Where your staff member is the communication intermediary with the client, the risk is that you are not regularly turning your mind to what the client needs to know − how deals were done 10 years ago may not be appropriate for how deals should be done in 2013, with the plethora of legal risks facing all business and investment opportunities.
(2) The “can’t meet with you” client – this may be a client with a genuine scheduling problem, but it may also be a set-up for a fraud. For example, a spouse who claims the other spouse is too ill to attend at your office to sign documents should be a red flag for potential fraud, in addition to possible capacity issues. Either you have to wait until the other spouse is well again, or make arrangements to attend at the house. What you cannot do is let the documents leave your office and then sign the ILA statement (and perhaps falsely commission a few affidavits for good measure) where you never even saw the person signing and certainly did not give ILA. Photocopies of identification documents aren’t much good when you never see the original to make the comparison to the photo.
(3) The “repeat” client – Just because you have acted for a client previously does not mean that everything the client will do with you in the relationship will be legitimate. Apart from the risk of a client developing problems that may lead him or her down an unethical road or open to pressure from others, fraudsters often give one or more legitimate pieces of work to build the relationship. Then once your guard is down, the big one slips by.
(4) The “I already paid that” client – Assume you are acting for a lender and a borrower, and in accordance with the loan terms you are instructed to ensure that a certain indebtedness must be paid off using the loan proceeds. Since when did real estate lawyers start taking the word of a borrower client that “everything is ok” or “I will pay that myself”, and releasing the entire loan amount to the borrower with no evidence to prove the payment was made? In some cases, lawyers hesitate to question the word of the client out of fear of being disrespectful, given the position of the particular client in the lawyer’s life or community. Isn’t the answer that if you can’t hold the client and yourself to the same rules as you do all your other clients and files, you shouldn’t be acting? Effectively, you are in a form of emotional conflict beyond the technical issue of acting on both sides of the deal, even if not a conflict necessarily prohibited by the Rules of Professional Conduct.

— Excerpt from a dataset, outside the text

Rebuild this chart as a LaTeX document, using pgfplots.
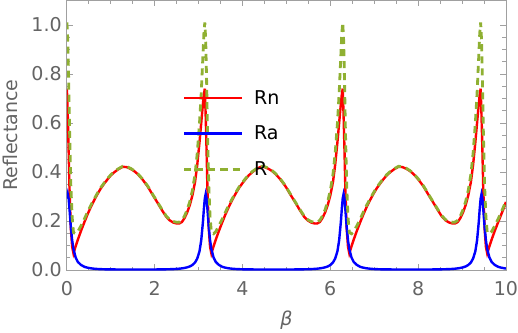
\documentclass[border=0pt]{standalone}
\usepackage{fontspec}
\setmainfont{DejaVu Sans}
\usepackage{pgfplots}
\pgfplotsset{compat=1.18}
\usepackage{pgfplotstable}

\definecolor{mred}{rgb}{1,0,0}
\definecolor{mblue}{rgb}{0,0,1}
\definecolor{mgreen}{RGB}{143,176,50}
\definecolor{frameg}{RGB}{160,160,160}
\definecolor{labg}{RGB}{100,100,100}

% beta, Rn, Ra, R
\pgfplotstableread{
beta Rn Ra R
0.0000 0.740 0.292 1.010
0.0200 0.630 0.310 0.940
0.0400 0.490 0.292 0.782
0.0600 0.330 0.248 0.578
0.0900 0.170 0.176 0.346
0.1200 0.095 0.121 0.216
0.1500 0.068 0.085 0.153
0.2000 0.097 0.051 0.148
0.2500 0.124 0.033 0.157
0.3200 0.159 0.021 0.180
0.4000 0.196 0.013 0.209
0.4700 0.227 0.0095 0.2365
0.5500 0.259 0.0069 0.266
0.6250 0.286 0.0053 0.291
0.7000 0.311 0.0042 0.315
0.7800 0.335 0.0035 0.3385
0.8600 0.355 0.003 0.358
0.9300 0.371 0.003 0.374
1.0000 0.386 0.0025 0.3885
1.0800 0.399 0.0025 0.4015
1.1700 0.411 0.002 0.413
1.2700 0.421 0.002 0.423
1.3600 0.420 0.002 0.422
1.4500 0.413 0.002 0.415
1.5300 0.404 0.002 0.406
1.6100 0.392 0.002 0.394
1.7200 0.370 0.002 0.372
1.8400 0.341 0.002 0.343
1.9500 0.308 0.0022 0.310
2.0700 0.273 0.0024 0.275
2.1700 0.243 0.0027 0.246
2.2600 0.218 0.003 0.221
2.3400 0.203 0.0033 0.206
2.4200 0.194 0.0038 0.198
2.5000 0.190 0.0046 0.195
2.5600 0.190 0.0055 0.1955
2.6200 0.196 0.0068 0.203
2.6800 0.212 0.0085 0.2205
2.7400 0.235 0.011 0.246
2.8000 0.265 0.0146 0.2796
2.8600 0.305 0.0206 0.3256
2.9200 0.360 0.031 0.391
2.9700 0.430 0.047 0.477
3.0200 0.520 0.076 0.596
3.0600 0.600 0.121 0.721
3.1000 0.680 0.198 0.878
3.1200 0.715 0.248 0.963
3.1416 0.740 0.292 1.010
3.1616 0.630 0.310 0.940
3.1816 0.490 0.292 0.782
3.2016 0.330 0.248 0.578
3.2316 0.170 0.176 0.346
3.2616 0.095 0.121 0.216
3.2916 0.068 0.085 0.153
3.3416 0.097 0.051 0.148
3.3916 0.124 0.033 0.157
3.4616 0.159 0.021 0.180
3.5416 0.196 0.013 0.209
3.6116 0.227 0.0095 0.2365
3.6916 0.259 0.0069 0.266
3.7666 0.286 0.0053 0.291
3.8416 0.311 0.0042 0.315
3.9216 0.335 0.0035 0.3385
4.0016 0.355 0.003 0.358
4.0716 0.371 0.003 0.374
4.1416 0.386 0.0025 0.3885
4.2216 0.399 0.0025 0.4015
4.3116 0.411 0.002 0.413
4.4116 0.421 0.002 0.423
4.5016 0.420 0.002 0.422
4.5916 0.413 0.002 0.415
4.6716 0.404 0.002 0.406
4.7516 0.392 0.002 0.394
4.8616 0.370 0.002 0.372
4.9816 0.341 0.002 0.343
5.0916 0.308 0.0022 0.310
5.2116 0.273 0.0024 0.275
5.3116 0.243 0.0027 0.246
5.4016 0.218 0.003 0.221
5.4816 0.203 0.0033 0.206
5.5616 0.194 0.0038 0.198
5.6416 0.190 0.0046 0.195
5.7016 0.190 0.0055 0.1955
5.7616 0.196 0.0068 0.203
5.8216 0.212 0.0085 0.2205
5.8816 0.235 0.011 0.246
5.9416 0.265 0.0146 0.2796
6.0016 0.305 0.0206 0.3256
6.0616 0.360 0.031 0.391
6.1116 0.430 0.047 0.477
6.1616 0.520 0.076 0.596
6.2016 0.600 0.121 0.721
6.2416 0.680 0.198 0.878
6.2616 0.715 0.248 0.963
6.2832 0.740 0.292 1.010
6.3032 0.630 0.310 0.940
6.3232 0.490 0.292 0.782
6.3432 0.330 0.248 0.578
6.3732 0.170 0.176 0.346
6.4032 0.095 0.121 0.216
6.4332 0.068 0.085 0.153
6.4832 0.097 0.051 0.148
6.5332 0.124 0.033 0.157
6.6032 0.159 0.021 0.180
6.6832 0.196 0.013 0.209
6.7532 0.227 0.0095 0.2365
6.8332 0.259 0.0069 0.266
6.9082 0.286 0.0053 0.291
6.9832 0.311 0.0042 0.315
7.0632 0.335 0.0035 0.3385
7.1432 0.355 0.003 0.358
7.2132 0.371 0.003 0.374
7.2832 0.386 0.0025 0.3885
7.3632 0.399 0.0025 0.4015
7.4532 0.411 0.002 0.413
7.5532 0.421 0.002 0.423
7.6432 0.420 0.002 0.422
7.7332 0.413 0.002 0.415
7.8132 0.404 0.002 0.406
7.8932 0.392 0.002 0.394
8.0032 0.370 0.002 0.372
8.1232 0.341 0.002 0.343
8.2332 0.308 0.0022 0.310
8.3532 0.273 0.0024 0.275
8.4532 0.243 0.0027 0.246
8.5432 0.218 0.003 0.221
8.6232 0.203 0.0033 0.206
8.7032 0.194 0.0038 0.198
8.7832 0.190 0.0046 0.195
8.8432 0.190 0.0055 0.1955
8.9032 0.196 0.0068 0.203
8.9632 0.212 0.0085 0.2205
9.0232 0.235 0.011 0.246
9.0832 0.265 0.0146 0.2796
9.1432 0.305 0.0206 0.3256
9.2032 0.360 0.031 0.391
9.2532 0.430 0.047 0.477
9.3032 0.520 0.076 0.596
9.3432 0.600 0.121 0.721
9.3832 0.680 0.198 0.878
9.4032 0.715 0.248 0.963
9.4248 0.740 0.292 1.010
9.4448 0.630 0.310 0.940
9.4648 0.490 0.292 0.782
9.4848 0.330 0.248 0.578
9.5148 0.170 0.176 0.346
9.5448 0.095 0.121 0.216
9.5748 0.068 0.085 0.153
9.6248 0.097 0.051 0.148
9.6748 0.124 0.033 0.157
9.7448 0.159 0.021 0.180
9.8248 0.196 0.013 0.209
9.8948 0.227 0.0095 0.2365
9.9748 0.263 0.0069 0.270
10.000 0.278 0.0063 0.284
}\refl

\begin{document}
\begin{tikzpicture}
\begin{axis}[
  scale only axis,
  width=437bp, height=268.4bp,
  xmin=0, xmax=10, ymin=0, ymax=1.1,
  xtick={0,2,4,6,8,10},
  ytick={0,0.2,0.4,0.6,0.8,1.0},
  minor x tick num=3, minor y tick num=3,
  tick align=inside,
  major tick length=6bp, minor tick length=3.5bp,
  axis line style={frameg, line width=0.8bp},
  every tick/.style={frameg, line width=0.8bp},
  /pgf/number format/assume math mode=true,
  yticklabel style={/pgf/number format/fixed, /pgf/number format/fixed zerofill,
    /pgf/number format/precision=1},
  tick label style={font=\fontsize{19}{22}\selectfont, text=labg, inner sep=0pt},
  xticklabel shift=11bp, yticklabel shift=5bp,
  xlabel={\textit{β}}, ylabel={Reflectance},
  label style={font=\fontsize{19}{22}\selectfont, text=labg},
  xlabel style={at={(axis description cs:0.5,-0.186)}, anchor=center},
  ylabel style={at={(axis description cs:-0.128,0.5)}, anchor=center},
  legend image code/.code={\draw[#1] (0bp,0bp) -- (57bp,0bp);},
  legend cell align=left,
  legend style={draw=none, fill=none, at={(axis description cs:0.257,0.674)},
    anchor=north west, font=\fontsize{19}{22}\selectfont, row sep=20bp,
    nodes={inner sep=0pt},
    /tikz/every odd column/.append style={column sep=11bp}},
]
\addplot[mred, line width=2.4bp] table[x=beta, y=Rn] {\refl};
\addplot[mblue, line width=2.4bp] table[x=beta, y=Ra] {\refl};
\addplot[mgreen, line width=2.8bp, dash pattern=on 7bp off 5bp] table[x=beta, y=R] {\refl};
\legend{Rn, Ra, R}
\end{axis}
\end{tikzpicture}
\end{document}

(5) The “friend/relative of the law clerk” client – Nothing is more valuable for a fraudster than an inside accomplice, whether a clerk, junior lawyer, mortgage officer, loan underwriter, etc. Even a long-term, highly regarded employee can develop problems in life that leave him or her open to pressure from unethical individuals. Always keep your guard up and remember that just because a referral comes to you from a staff member doesn’t mean that you handle that retainer differently from any other file.
The great majority of clients are honest; but maintaining an awareness of circumstances that open the door to fraud is essential to protect your reputation, your business, and the interests of the honest parties with whom you do business.